Emblaze by Jessica Shirvington

Title: Emblaze
Author: Jessica Shirvington
Publisher: Sourcebooks
Pages: 415
Rating: 4/5 Stars

I finished this book nearly two months ago and while the major reason for my tardiness in reviewing is simply my amazing ability to procrastinate, it actually has a lot to do with my very mixed feelings about Emblaze. 

The story is great and Shirvington does her usual amazing work at spinning a tale full of emotion and mythology as well as a healthy dose of ass-kicking action. Violet must once again risk life and limb to protect her fellow Grigori - as well as the entire human population, basically - in a race against Phoenix who wants to get his mother, Lilith, out of hell. This time, however, it's a lot more personal as her best friend Steph becomes a pawn in the game.

Shirvington took us to Jordan in Entice and this time around we get to check out Greece. I definitely enjoyed Greece more than Jordan - maybe because I was imagining beautiful mediterranean waters instead of miles and miles of sand and rock. There's apparently a Hellmouth in Greece - to use BtVS terms - and the Grigori want to keep it closed at all costs.

Which of course means, it opens.

I wouldn't have it any other way, of course.

New characters of note in this book - Josephine and her ninja-like bodyguards. Josephine is from the Assembly and she's super annoying, but impossible to truly hate because she IS one of the good guys.

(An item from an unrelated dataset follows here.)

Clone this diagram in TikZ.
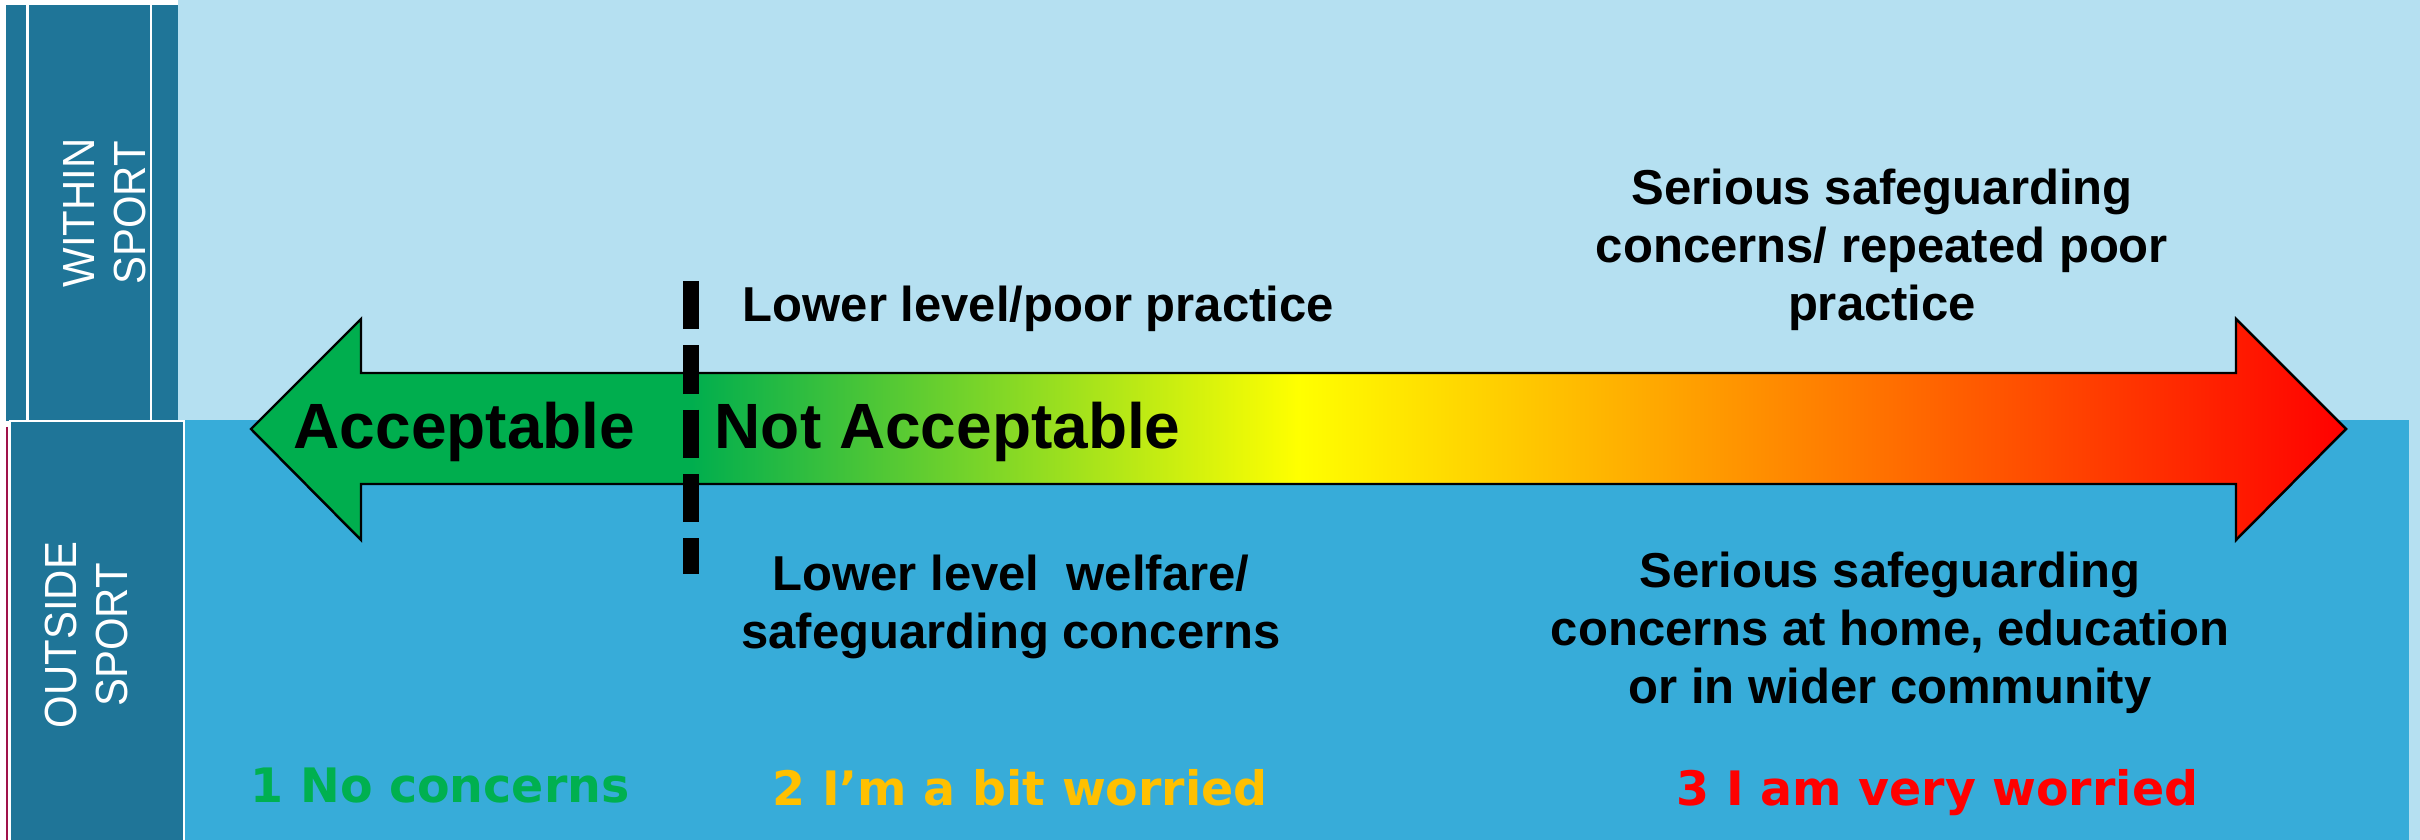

Even if she really doesn't seem to like our heroine all that much.

Josephine is also dangerous and Violet has to be supremely on guard around her lest the secret of her evolving abilities gets out.

Irin, the Keeper, is a really shady, gross new bad guy who runs the island on which the Hellmouth exists. He has an agreement with Grigori in that if he keeps the local exile populace under control, they will stay away. I liked him because, well, I always like shady, gross characters who muddy up the waters.

Violet's dad makes an incredible nuisance of himself, finally deciding to actually parent his daughter. I'm sure that Shirvington wants to paint him in a sympathetic light, but I went from apathy to outright dislike when it comes to him.

I felt the same way about Buffy's mother Joyce, to be honest. Parents who only care to parent when their children are a problem.

Last but not least, we get to meet Violet's mother, Evelyn, risen from the mouth of hell along with Lilith. Violet's antagonistic attitude toward her surprised me, but Evelyn came across as pretty abrasive, so she can hold her own. As a reader I know more about Evelyn than Violet does, so I suppose I should cut her a little slack.

A little.

Basically, the story is great, like I said. I thoroughly enjoyed the twists and turns. My lack of enthusiasm in reviewing comes down to the issue I've made no secret about since book one and that's my dislike of Lincoln.

I still really, really dislike Lincoln.

I still see the way he loves Violet as a weakness - not the fact that he does love her, but in the way Shirvington has him express it. I'd dealt with his and Violet's nauseating relationship because I thought that the story was going to be a true triangle with Phoenix.

After reading this book, I'm no longer sure of that and I find it really disappointing.

What makes it worse is the fact that Phoenix gets his own POV chapter in Embrace and it's paragraph after paragraph of his true motivations and feelings for Violet - loving her, thinking of how she could have been the one to give him a place to belong, a family, made life worth living for him, etc. And there's SO much Violet doesn't know. So much truth she doesn't even have an inkling of when it comes to Phoenix. It's the stuff star-crossed lovers are made of, not this contrived nonsense between Violet and Lincoln.

But that said, all signs seem to be pointing toward Violet and Lincoln being the couple to root for which just confuses the hell out of me. I've never seen an author approach character or relationships like this. Phoenix and Violet get the character development while Lincoln is on the sidelines, typically brooding and unhappy.

It's just weird and not in a good way.

I intend to keep reading the series because three books in I'm invested in more than just the romance and I really do enjoy the characters - literally all of them except Lincoln - but I'm going to do my best to disengage from the romance.

I need to lower my expectations and hopes and just look forward to Phoenix on his own.